October 20, 2009 by taxman  
Filed under IRS News Items

big pic solar homeWASHINGTON (Reuters) – The internal watchdog for the U.S. Internal Revenue Service is expected to warn the agency for the fourth time about fraud in the multibillion dollar homebuyer tax credit program, according to a report to be released at a congressional hearing later this week.

About 1.4 million tax returns have been filed to take advantage of the United States’ $8,000 credit and many lawmakers want to extend the credit, which expires on November 30. It has cost the U.S. government about $10 billion.

The IRS faces significant challenges preventing individuals from scamming the tax credit program, the inspector general for tax administration for the U.S. Treasury Department will tell lawmakers on Thursday.

The inspector general found at least 70,000 tax credit claims, totaling $489 million, were granted to individuals who do not appear to qualify for it. These include those who had filed recent mortgage interest deduction forms, indicating they do not qualify.

Potential for fraud exists whenever a new refundable credit is put in place and the agency will vigorously pursue those it believes have filed fraudulent claims, IRS spokesman Frank Keith said.

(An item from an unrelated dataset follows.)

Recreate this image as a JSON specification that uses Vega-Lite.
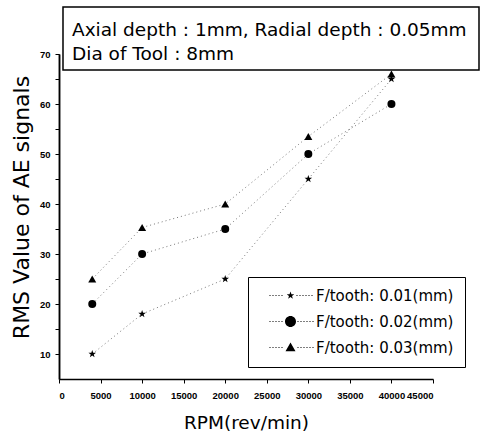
{
  "$schema": "https://vega.github.io/schema/vega-lite/v6.json",
  "width": 374,
  "height": 325,
  "autosize": {"type": "none"},
  "padding": {"left": 59, "top": 54, "right": 48, "bottom": 55},
  "background": "white",
  "config": {
    "view": {"stroke": null},
    "font": "DejaVu Sans",
    "axis": {"domainColor": "black", "tickColor": "black", "labelColor": "black", "titleColor": "black", "grid": false, "labelOverlap": false, "labelBound": false}
  },
  "data": {
    "values": [
      {"rpm": 4000, "rms": 10, "feed": "F/tooth: 0.01(mm)"},
      {"rpm": 10000, "rms": 18, "feed": "F/tooth: 0.01(mm)"},
      {"rpm": 20000, "rms": 25, "feed": "F/tooth: 0.01(mm)"},
      {"rpm": 30000, "rms": 45, "feed": "F/tooth: 0.01(mm)"},
      {"rpm": 40000, "rms": 65, "feed": "F/tooth: 0.01(mm)"},
      {"rpm": 4000, "rms": 20, "feed": "F/tooth: 0.02(mm)"},
      {"rpm": 10000, "rms": 30, "feed": "F/tooth: 0.02(mm)"},
      {"rpm": 20000, "rms": 35, "feed": "F/tooth: 0.02(mm)"},
      {"rpm": 30000, "rms": 50, "feed": "F/tooth: 0.02(mm)"},
      {"rpm": 40000, "rms": 60, "feed": "F/tooth: 0.02(mm)"},
      {"rpm": 4000, "rms": 25, "feed": "F/tooth: 0.03(mm)"},
      {"rpm": 10000, "rms": 35.3, "feed": "F/tooth: 0.03(mm)"},
      {"rpm": 20000, "rms": 40, "feed": "F/tooth: 0.03(mm)"},
      {"rpm": 30000, "rms": 53.5, "feed": "F/tooth: 0.03(mm)"},
      {"rpm": 40000, "rms": 66, "feed": "F/tooth: 0.03(mm)"}
    ]
  },
  "resolve": {"scale": {"shape": "independent"}, "legend": {"shape": "independent"}, "axis": {"y": "independent"}},
  "layer": [
    {
      "mark": {"type": "line", "color": "#777", "strokeWidth": 1, "strokeDash": [1, 3]},
      "encoding": {
        "x": {"field": "rpm", "type": "quantitative", "scale": {"domain": [0, 45000], "nice": false},
          "axis": {"title": "RPM(rev/min)", "values": [0,2500,5000,7500,10000,12500,15000,17500,20000,22500,25000,27500,30000,32500,35000,37500,40000,42500,45000],
            "labelExpr": "datum.value % 5000 == 0 ? format(datum.value, 'd') : ''", "labelFont": "Liberation Sans", "labelFontSize": 9.5, "labelFontWeight": "bold", "tickSize": 4, "labelPadding": 7,
            "titleFontSize": 18.5, "titleFontWeight": "normal", "titlePadding": 14, "domainWidth": 1.5}},
        "y": {"field": "rms", "type": "quantitative", "scale": {"domain": [5, 70], "nice": false, "zero": false},
          "axis": {"orient": "left", "title": "RMS Value of AE signals", "values": [10,20,30,40,50,60,70], "format": "d",
            "labelFont": "Liberation Sans", "labelFontSize": 9.5, "labelFontWeight": "bold", "tickSize": 4, "labelPadding": 5,
            "titleFontSize": 22, "titleFontWeight": "normal", "titlePadding": 6, "titleY": 153, "domainWidth": 1.5}},
        "detail": {"field": "feed"}
      }
    },
    {
      "mark": {"type": "point", "filled": true, "color": "black", "opacity": 1, "size": 64},
      "encoding": {
        "x": {"field": "rpm", "type": "quantitative"},
        "y": {"field": "rms", "type": "quantitative", "axis": {"orient": "left", "title": null, "values": [15,25,35,45,55,65], "labels": false, "domain": true, "domainWidth": 1.5, "tickSize": 4}},
        "shape": {"field": "feed", "type": "nominal",
          "scale": {"range": ["M0,-1L0.235,-0.324L0.951,-0.309L0.380,0.124L0.588,0.809L0,0.4L-0.588,0.809L-0.380,0.124L-0.951,-0.309L-0.235,-0.324Z", "circle", "triangle-up"]},
          "legend": null}
      }
    },
    {
      "mark": {"type": "point", "filled": true, "color": "black", "opacity": 0, "size": 100},
      "encoding": {
        "x": {"field": "rpm", "type": "quantitative"},
        "y": {"field": "rms", "type": "quantitative", "axis": null},
        "shape": {"field": "feed", "type": "nominal",
          "scale": {"range": [
            "M0,-0.8L0.188,-0.259L0.761,-0.247L0.304,0.099L0.470,0.647L0,0.32L-0.470,0.647L-0.304,0.099L-0.761,-0.247L-0.188,-0.259Z M-4.2,-0.1h0.2v0.2h-0.2Z M-3.6,-0.1h0.2v0.2h-0.2Z M-3.0,-0.1h0.2v0.2h-0.2Z M-2.4,-0.1h0.2v0.2h-0.2Z M-1.8,-0.1h0.2v0.2h-0.2Z M1.2,-0.1h0.2v0.2h-0.2Z M1.8,-0.1h0.2v0.2h-0.2Z M2.4,-0.1h0.2v0.2h-0.2Z M3.0,-0.1h0.2v0.2h-0.2Z M3.6,-0.1h0.2v0.2h-0.2Z M4.2,-0.1h0.2v0.2h-0.2Z",
            "M-1.1,0A1.1,1.1,0,1,0,1.1,0A1.1,1.1,0,1,0,-1.1,0Z M-4.2,-0.1h0.2v0.2h-0.2Z M-3.6,-0.1h0.2v0.2h-0.2Z M-3.0,-0.1h0.2v0.2h-0.2Z M-2.4,-0.1h0.2v0.2h-0.2Z M-1.8,-0.1h0.2v0.2h-0.2Z M1.4,-0.1h0.2v0.2h-0.2Z M2.0,-0.1h0.2v0.2h-0.2Z M2.6,-0.1h0.2v0.2h-0.2Z M3.2,-0.1h0.2v0.2h-0.2Z M3.8,-0.1h0.2v0.2h-0.2Z M4.4,-0.1h0.2v0.2h-0.2Z",
            "M0,-1L1,0.75L-1,0.75Z M-4.2,-0.1h0.2v0.2h-0.2Z M-3.6,-0.1h0.2v0.2h-0.2Z M-3.0,-0.1h0.2v0.2h-0.2Z M-2.4,-0.1h0.2v0.2h-0.2Z M-1.8,-0.1h0.2v0.2h-0.2Z M1.4,-0.1h0.2v0.2h-0.2Z M2.0,-0.1h0.2v0.2h-0.2Z M2.6,-0.1h0.2v0.2h-0.2Z M3.2,-0.1h0.2v0.2h-0.2Z M3.8,-0.1h0.2v0.2h-0.2Z M4.4,-0.1h0.2v0.2h-0.2Z"
          ]},
          "legend": {"title": null, "orient": "none", "legendX": 189, "legendY": 223, "strokeColor": "black", "fillColor": "white", "padding": 11,
            "labelFontSize": 15, "labelFont": "DejaVu Sans", "labelOffset": 18, "symbolSize": 100, "symbolFillColor": "black", "symbolStrokeColor": "black", "symbolStrokeWidth": 0, "symbolOpacity": 1, "symbolOffset": 24, "rowPadding": 10, "labelLimit": 300}}
      }
    },
    {
      "data": {"values": [{"box": 1}]},
      "mark": {"type": "rect", "fill": "white", "stroke": "black", "strokeWidth": 1.5},
      "encoding": {
        "x": {"datum": 481}, "x2": {"datum": 50535},
        "y": {"datum": 79.4, "axis": null}, "y2": {"datum": 66.8}
      }
    },
    {
      "data": {"values": [{"box": 1}]},
      "mark": {"type": "text", "align": "left", "baseline": "alphabetic", "fontSize": 18.5, "font": "DejaVu Sans"},
      "encoding": {"x": {"datum": 1564}, "y": {"datum": 73.6, "axis": null}, "text": {"value": "Axial depth : 1mm, Radial depth : 0.05mm"}}
    },
    {
      "data": {"values": [{"box": 1}]},
      "mark": {"type": "text", "align": "left", "baseline": "alphabetic", "fontSize": 18.5, "font": "DejaVu Sans"},
      "encoding": {"x": {"datum": 1564}, "y": {"datum": 68.8, "axis": null}, "text": {"value": "Dia of Tool : 8mm"}}
    }
  ]
}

The agency has opened 107,000 civil cases related to the credit and identified 167 criminal schemes, he noted. In addition, “we have selected thousands of returns for those claiming the credit for deeper examination.” he said.

The law creating the tax credit for those who meet certain income limits was enacted to help jump start the moribund housing market. Critics say it doles out funds to those who would have purchased a home anyway.

The housing chief for the Obama administration on Tuesday expressed doubts the United States could afford to extend the credit. Housing and Urban Development Secretary Shaun Donovan said the administration would decide in coming weeks whether it backs an extension.

The issue of fraud in the tax credit program surfaced in November 2008 when the inspector general warned internal IRS controls were not adequate to prevent scams. The IRS disagreed with a recommendation a third party verify a home purchase, arguing it would be burdensome to homebuyers.

The IG also warned the agency about fraud in March and September of 2009.

The IRS installed computer filters, after an IG recommendation, so those who filed for a home mortgage interest deduction could not also claim the first-time tax credit.

A bipartisan group of lawmakers, including Senate Majority Leader Harry Reid, want to extend the credit, with some wanting to double it and broaden it to all homeowners.

“We can’t let fraudulent activity undermine a program that has benefited so many,” the IRS spokesman, Keith, said.